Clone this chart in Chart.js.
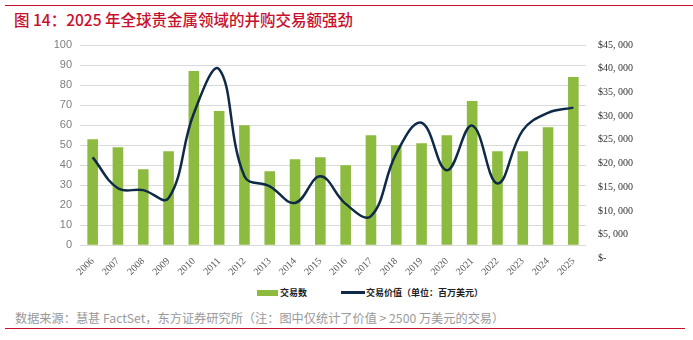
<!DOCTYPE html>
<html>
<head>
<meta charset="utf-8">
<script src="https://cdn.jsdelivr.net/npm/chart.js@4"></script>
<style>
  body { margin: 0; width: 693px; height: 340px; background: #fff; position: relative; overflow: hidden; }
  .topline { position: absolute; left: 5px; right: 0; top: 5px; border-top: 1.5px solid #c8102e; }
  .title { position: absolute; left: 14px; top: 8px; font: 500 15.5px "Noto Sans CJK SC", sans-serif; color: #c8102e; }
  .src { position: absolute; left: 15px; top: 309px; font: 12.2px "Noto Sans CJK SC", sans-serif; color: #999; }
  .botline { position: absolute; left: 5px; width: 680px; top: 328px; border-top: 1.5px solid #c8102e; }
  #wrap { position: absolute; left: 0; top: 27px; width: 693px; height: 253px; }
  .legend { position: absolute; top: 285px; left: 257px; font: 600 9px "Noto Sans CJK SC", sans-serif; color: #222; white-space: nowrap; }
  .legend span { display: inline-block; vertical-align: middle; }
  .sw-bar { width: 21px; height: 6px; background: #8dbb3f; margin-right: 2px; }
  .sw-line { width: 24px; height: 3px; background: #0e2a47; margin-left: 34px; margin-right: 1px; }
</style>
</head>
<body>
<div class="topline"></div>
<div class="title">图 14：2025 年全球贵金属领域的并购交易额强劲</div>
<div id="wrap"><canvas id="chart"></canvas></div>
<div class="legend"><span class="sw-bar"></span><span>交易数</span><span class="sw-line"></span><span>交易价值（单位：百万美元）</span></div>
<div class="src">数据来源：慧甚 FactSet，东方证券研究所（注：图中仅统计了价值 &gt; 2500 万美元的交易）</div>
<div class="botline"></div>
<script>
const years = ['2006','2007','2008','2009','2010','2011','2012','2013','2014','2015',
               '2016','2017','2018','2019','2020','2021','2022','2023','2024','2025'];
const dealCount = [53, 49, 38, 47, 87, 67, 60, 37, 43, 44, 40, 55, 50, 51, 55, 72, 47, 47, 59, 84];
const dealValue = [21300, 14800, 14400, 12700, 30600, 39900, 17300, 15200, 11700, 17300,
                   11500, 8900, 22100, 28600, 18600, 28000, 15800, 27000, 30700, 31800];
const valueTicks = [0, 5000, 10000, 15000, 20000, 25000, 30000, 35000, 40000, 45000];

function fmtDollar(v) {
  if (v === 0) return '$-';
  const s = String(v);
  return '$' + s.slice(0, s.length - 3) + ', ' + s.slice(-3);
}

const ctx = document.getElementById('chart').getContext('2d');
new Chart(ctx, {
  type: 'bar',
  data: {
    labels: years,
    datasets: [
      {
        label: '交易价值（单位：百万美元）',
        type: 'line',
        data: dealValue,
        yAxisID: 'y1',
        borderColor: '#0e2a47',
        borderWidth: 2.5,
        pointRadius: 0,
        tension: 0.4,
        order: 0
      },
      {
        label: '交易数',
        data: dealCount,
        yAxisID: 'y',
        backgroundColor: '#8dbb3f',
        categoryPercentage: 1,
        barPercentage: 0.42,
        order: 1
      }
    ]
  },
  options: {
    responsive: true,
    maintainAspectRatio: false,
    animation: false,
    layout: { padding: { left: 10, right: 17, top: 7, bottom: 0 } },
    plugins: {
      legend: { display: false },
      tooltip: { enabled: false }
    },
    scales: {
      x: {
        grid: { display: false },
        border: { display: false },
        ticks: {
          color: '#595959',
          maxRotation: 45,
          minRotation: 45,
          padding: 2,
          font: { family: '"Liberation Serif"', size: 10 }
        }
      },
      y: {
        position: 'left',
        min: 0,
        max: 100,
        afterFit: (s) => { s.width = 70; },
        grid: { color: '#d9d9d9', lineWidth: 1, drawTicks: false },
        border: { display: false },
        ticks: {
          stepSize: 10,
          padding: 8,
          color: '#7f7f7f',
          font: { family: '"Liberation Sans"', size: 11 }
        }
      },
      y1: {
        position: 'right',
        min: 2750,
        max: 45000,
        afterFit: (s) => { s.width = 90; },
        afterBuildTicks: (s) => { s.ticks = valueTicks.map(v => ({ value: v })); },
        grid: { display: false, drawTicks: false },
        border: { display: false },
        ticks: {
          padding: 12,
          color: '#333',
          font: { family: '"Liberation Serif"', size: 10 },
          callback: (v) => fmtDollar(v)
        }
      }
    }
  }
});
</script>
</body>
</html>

++++++++

> **Set task**
Omitting all images, print the listing exactly.

> **Answer for this exercise**
Clone this chart in Chart.js.
<!DOCTYPE html>
<html>
<head>
<meta charset="utf-8">
<script src="https://cdn.jsdelivr.net/npm/chart.js@4"></script>
<style>
  body { margin: 0; width: 693px; height: 340px; background: #fff; position: relative; overflow: hidden; }
  .topline { position: absolute; left: 5px; right: 0; top: 5px; border-top: 1.5px solid #c8102e; }
  .title { position: absolute; left: 14px; top: 8px; font: 500 15.5px "Noto Sans CJK SC", sans-serif; color: #c8102e; }
  .src { position: absolute; left: 15px; top: 309px; font: 12.2px "Noto Sans CJK SC", sans-serif; color: #999; }
  .botline { position: absolute; left: 5px; width: 680px; top: 328px; border-top: 1.5px solid #c8102e; }
  #wrap { position: absolute; left: 0; top: 27px; width: 693px; height: 253px; }
  .legend { position: absolute; top: 285px; left: 257px; font: 600 9px "Noto Sans CJK SC", sans-serif; color: #222; white-space: nowrap; }
  .legend span { display: inline-block; vertical-align: middle; }
  .sw-bar { width: 21px; height: 6px; background: #8dbb3f; margin-right: 2px; }
  .sw-line { width: 24px; height: 3px; background: #0e2a47; margin-left: 34px; margin-right: 1px; }
</style>
</head>
<body>
<div class="topline"></div>
<div class="title">图 14：2025 年全球贵金属领域的并购交易额强劲</div>
<div id="wrap"><canvas id="chart"></canvas></div>
<div class="legend"><span class="sw-bar"></span><span>交易数</span><span class="sw-line"></span><span>交易价值（单位：百万美元）</span></div>
<div class="src">数据来源：慧甚 FactSet，东方证券研究所（注：图中仅统计了价值 &gt; 2500 万美元的交易）</div>
<div class="botline"></div>
<script>
const years = ['2006','2007','2008','2009','2010','2011','2012','2013','2014','2015',
               '2016','2017','2018','2019','2020','2021','2022','2023','2024','2025'];
const dealCount = [53, 49, 38, 47, 87, 67, 60, 37, 43, 44, 40, 55, 50, 51, 55, 72, 47, 47, 59, 84];
const dealValue = [21300, 14800, 14400, 12700, 30600, 39900, 17300, 15200, 11700, 17300,
                   11500, 8900, 22100, 28600, 18600, 28000, 15800, 27000, 30700, 31800];
const valueTicks = [0, 5000, 10000, 15000, 20000, 25000, 30000, 35000, 40000, 45000];

function fmtDollar(v) {
  if (v === 0) return '$-';
  const s = String(v);
  return '$' + s.slice(0, s.length - 3) + ', ' + s.slice(-3);
}

const ctx = document.getElementById('chart').getContext('2d');
new Chart(ctx, {
  type: 'bar',
  data: {
    labels: years,
    datasets: [
      {
        label: '交易价值（单位：百万美元）',
        type: 'line',
        data: dealValue,
        yAxisID: 'y1',
        borderColor: '#0e2a47',
        borderWidth: 2.5,
        pointRadius: 0,
        tension: 0.4,
        order: 0
      },
      {
        label: '交易数',
        data: dealCount,
        yAxisID: 'y',
        backgroundColor: '#8dbb3f',
        categoryPercentage: 1,
        barPercentage: 0.42,
        order: 1
      }
    ]
  },
  options: {
    responsive: true,
    maintainAspectRatio: false,
    animation: false,
    layout: { padding: { left: 10, right: 17, top: 7, bottom: 0 } },
    plugins: {
      legend: { display: false },
      tooltip: { enabled: false }
    },
    scales: {
      x: {
        grid: { display: false },
        border: { display: false },
        ticks: {
          color: '#595959',
          maxRotation: 45,
          minRotation: 45,
          padding: 2,
          font: { family: '"Liberation Serif"', size: 10 }
        }
      },
      y: {
        position: 'left',
        min: 0,
        max: 100,
        afterFit: (s) => { s.width = 70; },
        grid: { color: '#d9d9d9', lineWidth: 1, drawTicks: false },
        border: { display: false },
        ticks: {
          stepSize: 10,
          padding: 8,
          color: '#7f7f7f',
          font: { family: '"Liberation Sans"', size: 11 }
        }
      },
      y1: {
        position: 'right',
        min: 2750,
        max: 45000,
        afterFit: (s) => { s.width = 90; },
        afterBuildTicks: (s) => { s.ticks = valueTicks.map(v => ({ value: v })); },
        grid: { display: false, drawTicks: false },
        border: { display: false },
        ticks: {
          padding: 12,
          color: '#333',
          font: { family: '"Liberation Serif"', size: 10 },
          callback: (v) => fmtDollar(v)
        }
      }
    }
  }
});
</script>
</body>
</html>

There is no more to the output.